* [TASK INSTRUCTIONS]
Without the pictures, extract every line from the start of the material to the line containing "39.2, 47.3, 50];", both ends included.

>> Begin ROWS

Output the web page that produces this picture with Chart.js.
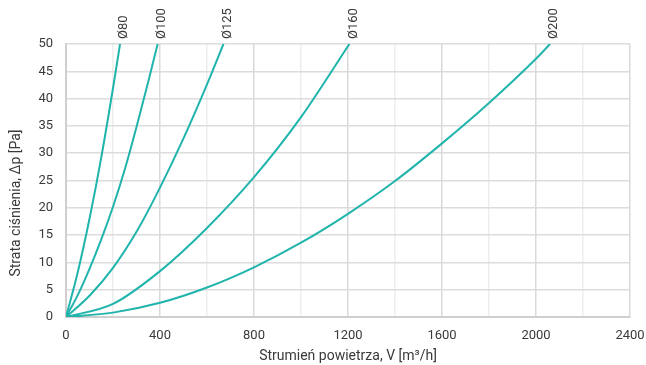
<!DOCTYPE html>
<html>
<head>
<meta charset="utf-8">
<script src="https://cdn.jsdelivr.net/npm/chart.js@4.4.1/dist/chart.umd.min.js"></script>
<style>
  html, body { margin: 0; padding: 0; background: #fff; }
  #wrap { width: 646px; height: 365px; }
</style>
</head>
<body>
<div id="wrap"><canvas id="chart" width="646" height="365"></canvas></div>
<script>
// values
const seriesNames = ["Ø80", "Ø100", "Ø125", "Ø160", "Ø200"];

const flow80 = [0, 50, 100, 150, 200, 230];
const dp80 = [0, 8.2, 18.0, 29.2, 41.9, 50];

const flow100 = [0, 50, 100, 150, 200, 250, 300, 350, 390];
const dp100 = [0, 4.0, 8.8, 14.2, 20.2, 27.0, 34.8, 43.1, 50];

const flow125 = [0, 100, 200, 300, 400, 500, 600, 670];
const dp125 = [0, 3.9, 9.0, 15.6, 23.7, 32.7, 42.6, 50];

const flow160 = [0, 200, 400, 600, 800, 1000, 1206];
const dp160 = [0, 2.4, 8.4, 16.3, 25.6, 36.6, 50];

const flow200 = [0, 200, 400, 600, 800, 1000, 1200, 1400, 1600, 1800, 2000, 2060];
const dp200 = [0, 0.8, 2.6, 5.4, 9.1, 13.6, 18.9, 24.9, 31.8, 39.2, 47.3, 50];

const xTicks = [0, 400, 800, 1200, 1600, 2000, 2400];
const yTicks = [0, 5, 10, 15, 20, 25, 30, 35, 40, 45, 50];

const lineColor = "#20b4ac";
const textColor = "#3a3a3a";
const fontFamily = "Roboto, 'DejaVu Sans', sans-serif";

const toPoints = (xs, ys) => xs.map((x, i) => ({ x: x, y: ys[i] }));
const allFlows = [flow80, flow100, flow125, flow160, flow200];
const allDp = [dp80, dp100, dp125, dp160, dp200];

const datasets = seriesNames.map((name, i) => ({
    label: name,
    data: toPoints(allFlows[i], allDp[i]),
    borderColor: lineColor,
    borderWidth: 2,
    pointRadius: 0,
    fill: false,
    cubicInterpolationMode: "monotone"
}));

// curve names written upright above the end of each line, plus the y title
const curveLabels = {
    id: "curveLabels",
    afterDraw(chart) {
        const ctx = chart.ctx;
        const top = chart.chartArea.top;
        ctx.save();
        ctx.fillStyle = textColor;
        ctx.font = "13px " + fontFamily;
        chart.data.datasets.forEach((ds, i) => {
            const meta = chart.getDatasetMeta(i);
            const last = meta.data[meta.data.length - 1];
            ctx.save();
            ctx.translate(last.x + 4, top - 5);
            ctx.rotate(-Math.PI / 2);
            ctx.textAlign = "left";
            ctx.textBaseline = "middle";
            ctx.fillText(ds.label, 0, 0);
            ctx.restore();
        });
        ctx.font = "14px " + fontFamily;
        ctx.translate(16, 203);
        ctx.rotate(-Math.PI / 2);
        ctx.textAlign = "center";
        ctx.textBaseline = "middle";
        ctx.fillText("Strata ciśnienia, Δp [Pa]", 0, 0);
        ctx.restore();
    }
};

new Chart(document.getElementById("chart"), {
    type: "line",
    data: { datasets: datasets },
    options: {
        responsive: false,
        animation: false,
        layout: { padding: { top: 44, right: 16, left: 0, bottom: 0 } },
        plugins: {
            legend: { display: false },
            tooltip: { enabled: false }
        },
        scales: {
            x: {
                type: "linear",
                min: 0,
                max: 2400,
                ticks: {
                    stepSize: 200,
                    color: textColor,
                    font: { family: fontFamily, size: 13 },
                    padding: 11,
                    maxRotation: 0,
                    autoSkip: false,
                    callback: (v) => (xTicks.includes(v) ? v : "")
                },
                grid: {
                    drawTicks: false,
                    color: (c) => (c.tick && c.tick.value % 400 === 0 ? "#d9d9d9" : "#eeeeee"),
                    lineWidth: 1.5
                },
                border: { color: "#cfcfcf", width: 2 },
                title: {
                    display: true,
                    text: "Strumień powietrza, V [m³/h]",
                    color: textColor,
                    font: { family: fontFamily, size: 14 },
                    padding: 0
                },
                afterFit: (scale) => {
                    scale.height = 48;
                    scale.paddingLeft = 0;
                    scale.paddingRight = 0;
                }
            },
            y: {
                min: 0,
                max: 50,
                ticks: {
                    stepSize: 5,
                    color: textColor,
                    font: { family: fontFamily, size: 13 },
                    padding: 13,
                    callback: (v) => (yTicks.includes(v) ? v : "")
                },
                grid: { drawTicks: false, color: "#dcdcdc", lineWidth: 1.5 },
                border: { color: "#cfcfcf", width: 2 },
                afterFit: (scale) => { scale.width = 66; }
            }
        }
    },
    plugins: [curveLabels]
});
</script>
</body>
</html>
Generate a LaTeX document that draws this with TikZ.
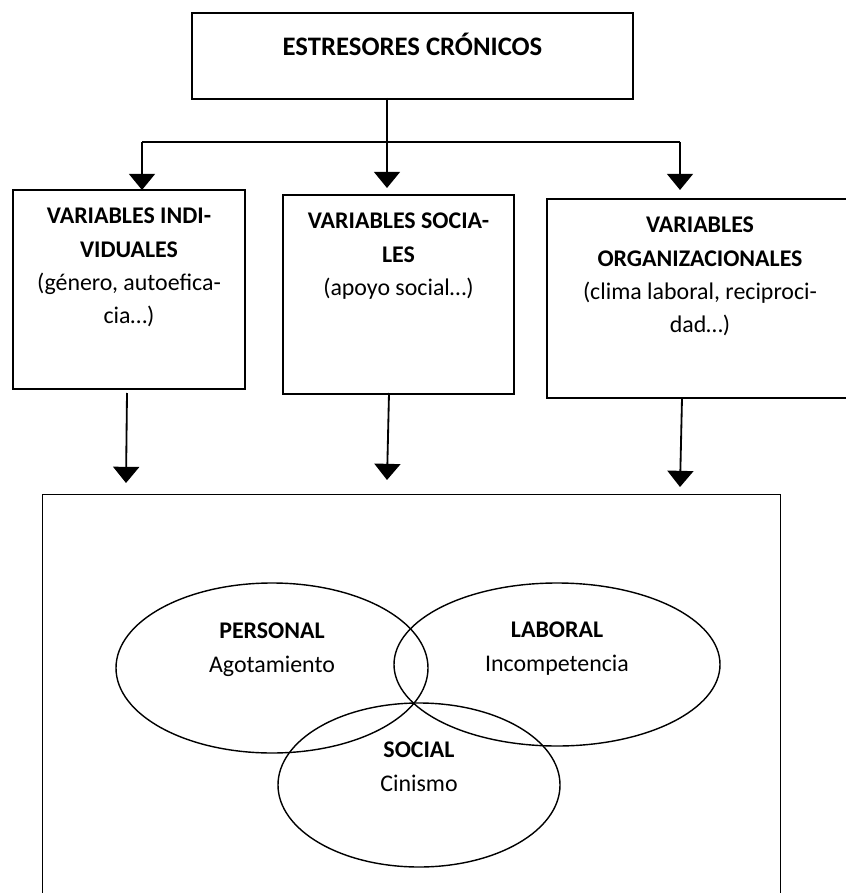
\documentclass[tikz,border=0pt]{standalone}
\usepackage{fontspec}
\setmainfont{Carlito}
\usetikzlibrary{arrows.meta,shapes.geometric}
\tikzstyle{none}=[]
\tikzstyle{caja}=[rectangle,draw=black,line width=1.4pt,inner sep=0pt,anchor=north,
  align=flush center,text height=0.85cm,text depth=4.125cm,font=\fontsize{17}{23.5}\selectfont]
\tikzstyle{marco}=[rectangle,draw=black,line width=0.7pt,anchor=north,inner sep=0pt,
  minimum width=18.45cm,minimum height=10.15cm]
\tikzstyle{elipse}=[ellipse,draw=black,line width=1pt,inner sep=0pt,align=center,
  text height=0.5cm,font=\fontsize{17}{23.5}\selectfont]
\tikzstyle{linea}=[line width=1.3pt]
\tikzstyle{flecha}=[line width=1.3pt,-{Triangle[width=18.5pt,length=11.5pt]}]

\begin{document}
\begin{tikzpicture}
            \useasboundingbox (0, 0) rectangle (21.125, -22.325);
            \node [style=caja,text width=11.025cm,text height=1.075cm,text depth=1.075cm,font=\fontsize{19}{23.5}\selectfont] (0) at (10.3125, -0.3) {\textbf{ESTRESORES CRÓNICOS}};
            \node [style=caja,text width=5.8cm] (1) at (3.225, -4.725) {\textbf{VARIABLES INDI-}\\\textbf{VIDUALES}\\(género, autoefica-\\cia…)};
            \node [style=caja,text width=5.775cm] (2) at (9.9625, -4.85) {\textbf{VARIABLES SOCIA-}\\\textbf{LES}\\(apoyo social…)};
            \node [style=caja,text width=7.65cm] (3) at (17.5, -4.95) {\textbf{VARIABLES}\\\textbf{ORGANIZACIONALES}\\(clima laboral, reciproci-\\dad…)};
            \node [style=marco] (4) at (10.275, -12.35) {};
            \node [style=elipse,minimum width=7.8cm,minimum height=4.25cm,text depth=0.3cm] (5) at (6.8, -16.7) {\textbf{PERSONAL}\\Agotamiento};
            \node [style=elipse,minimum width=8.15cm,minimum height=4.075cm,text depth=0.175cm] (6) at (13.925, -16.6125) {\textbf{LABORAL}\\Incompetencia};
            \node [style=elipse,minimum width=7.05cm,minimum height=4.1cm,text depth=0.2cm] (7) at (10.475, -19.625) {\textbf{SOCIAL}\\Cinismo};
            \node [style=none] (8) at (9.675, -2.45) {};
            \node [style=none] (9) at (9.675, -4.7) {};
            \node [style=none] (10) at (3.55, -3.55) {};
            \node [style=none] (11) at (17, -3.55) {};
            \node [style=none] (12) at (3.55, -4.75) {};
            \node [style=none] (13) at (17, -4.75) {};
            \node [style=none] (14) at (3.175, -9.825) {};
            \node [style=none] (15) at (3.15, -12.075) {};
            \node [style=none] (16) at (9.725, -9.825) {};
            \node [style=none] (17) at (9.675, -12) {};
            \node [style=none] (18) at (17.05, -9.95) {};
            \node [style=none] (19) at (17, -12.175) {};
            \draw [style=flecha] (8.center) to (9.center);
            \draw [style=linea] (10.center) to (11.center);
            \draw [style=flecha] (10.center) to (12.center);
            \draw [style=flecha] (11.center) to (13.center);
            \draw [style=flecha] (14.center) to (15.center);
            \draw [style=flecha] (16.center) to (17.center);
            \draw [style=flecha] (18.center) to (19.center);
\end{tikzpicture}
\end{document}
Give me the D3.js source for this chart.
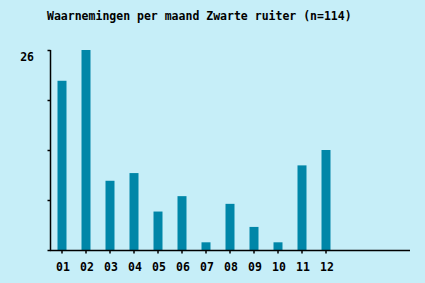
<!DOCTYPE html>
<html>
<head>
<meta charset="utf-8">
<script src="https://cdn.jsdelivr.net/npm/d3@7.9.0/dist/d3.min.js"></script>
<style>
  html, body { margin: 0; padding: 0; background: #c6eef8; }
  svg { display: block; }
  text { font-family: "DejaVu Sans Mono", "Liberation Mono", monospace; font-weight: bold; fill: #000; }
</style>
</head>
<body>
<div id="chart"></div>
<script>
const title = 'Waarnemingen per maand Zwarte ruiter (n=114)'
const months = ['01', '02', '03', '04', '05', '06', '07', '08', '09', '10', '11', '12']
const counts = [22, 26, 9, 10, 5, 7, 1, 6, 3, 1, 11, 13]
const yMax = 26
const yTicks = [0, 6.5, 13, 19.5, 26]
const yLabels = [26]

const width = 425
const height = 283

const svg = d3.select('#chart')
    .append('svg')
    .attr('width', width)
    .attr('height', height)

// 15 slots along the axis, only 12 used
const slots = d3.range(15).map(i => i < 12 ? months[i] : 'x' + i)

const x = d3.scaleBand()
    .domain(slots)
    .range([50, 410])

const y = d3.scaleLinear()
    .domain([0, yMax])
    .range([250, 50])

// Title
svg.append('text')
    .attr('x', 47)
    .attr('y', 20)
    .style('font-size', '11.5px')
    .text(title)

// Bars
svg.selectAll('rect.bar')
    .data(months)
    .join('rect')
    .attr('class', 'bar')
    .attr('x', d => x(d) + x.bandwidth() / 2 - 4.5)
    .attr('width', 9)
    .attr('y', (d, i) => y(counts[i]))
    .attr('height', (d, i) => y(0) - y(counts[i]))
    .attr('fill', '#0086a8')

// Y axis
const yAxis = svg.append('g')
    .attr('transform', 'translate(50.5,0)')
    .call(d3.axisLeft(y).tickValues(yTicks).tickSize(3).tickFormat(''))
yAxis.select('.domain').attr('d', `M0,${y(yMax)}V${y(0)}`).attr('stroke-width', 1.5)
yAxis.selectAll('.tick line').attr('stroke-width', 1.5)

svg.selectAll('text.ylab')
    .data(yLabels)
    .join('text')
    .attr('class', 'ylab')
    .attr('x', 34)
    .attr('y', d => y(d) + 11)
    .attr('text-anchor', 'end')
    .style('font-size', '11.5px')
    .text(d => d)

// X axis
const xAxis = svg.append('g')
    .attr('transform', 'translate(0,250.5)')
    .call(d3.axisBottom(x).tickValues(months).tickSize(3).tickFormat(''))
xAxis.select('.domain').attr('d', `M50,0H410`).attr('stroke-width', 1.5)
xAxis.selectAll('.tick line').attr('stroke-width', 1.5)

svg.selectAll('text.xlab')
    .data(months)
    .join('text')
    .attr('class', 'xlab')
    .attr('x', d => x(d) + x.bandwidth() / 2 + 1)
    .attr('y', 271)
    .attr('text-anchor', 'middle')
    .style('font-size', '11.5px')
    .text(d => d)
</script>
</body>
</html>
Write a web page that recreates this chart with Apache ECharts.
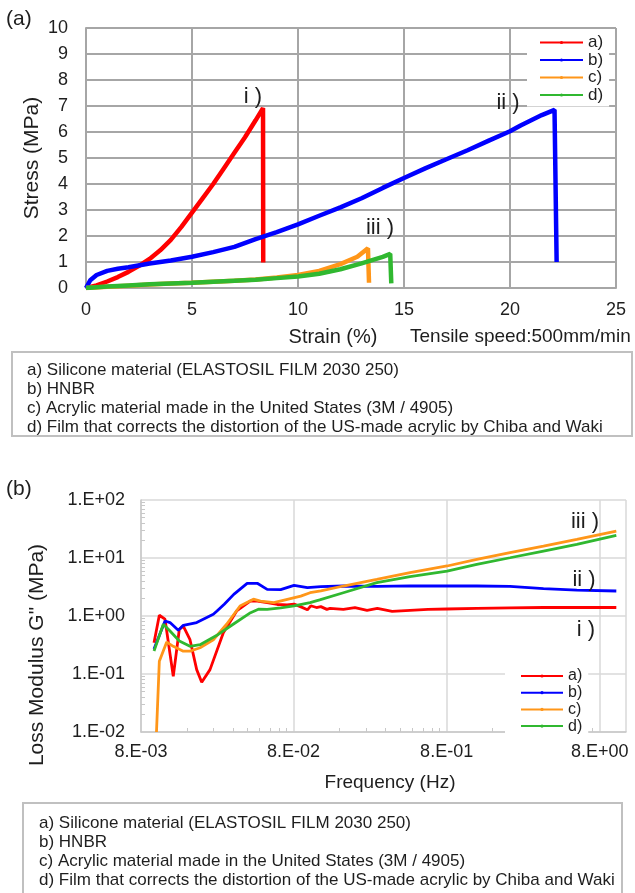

>> End ROWS

* [SOLUTION FOR THIS EXERCISE]
Output the web page that produces this picture with Chart.js.
<!DOCTYPE html>
<html>
<head>
<meta charset="utf-8">
<script src="https://cdn.jsdelivr.net/npm/chart.js@4.4.1/dist/chart.umd.min.js"></script>
<style>
  html, body { margin: 0; padding: 0; background: #fff; }
  #wrap { width: 646px; height: 365px; }
</style>
</head>
<body>
<div id="wrap"><canvas id="chart" width="646" height="365"></canvas></div>
<script>
// values
const seriesNames = ["Ø80", "Ø100", "Ø125", "Ø160", "Ø200"];

const flow80 = [0, 50, 100, 150, 200, 230];
const dp80 = [0, 8.2, 18.0, 29.2, 41.9, 50];

const flow100 = [0, 50, 100, 150, 200, 250, 300, 350, 390];
const dp100 = [0, 4.0, 8.8, 14.2, 20.2, 27.0, 34.8, 43.1, 50];

const flow125 = [0, 100, 200, 300, 400, 500, 600, 670];
const dp125 = [0, 3.9, 9.0, 15.6, 23.7, 32.7, 42.6, 50];

const flow160 = [0, 200, 400, 600, 800, 1000, 1206];
const dp160 = [0, 2.4, 8.4, 16.3, 25.6, 36.6, 50];

const flow200 = [0, 200, 400, 600, 800, 1000, 1200, 1400, 1600, 1800, 2000, 2060];
const dp200 = [0, 0.8, 2.6, 5.4, 9.1, 13.6, 18.9, 24.9, 31.8, 39.2, 47.3, 50];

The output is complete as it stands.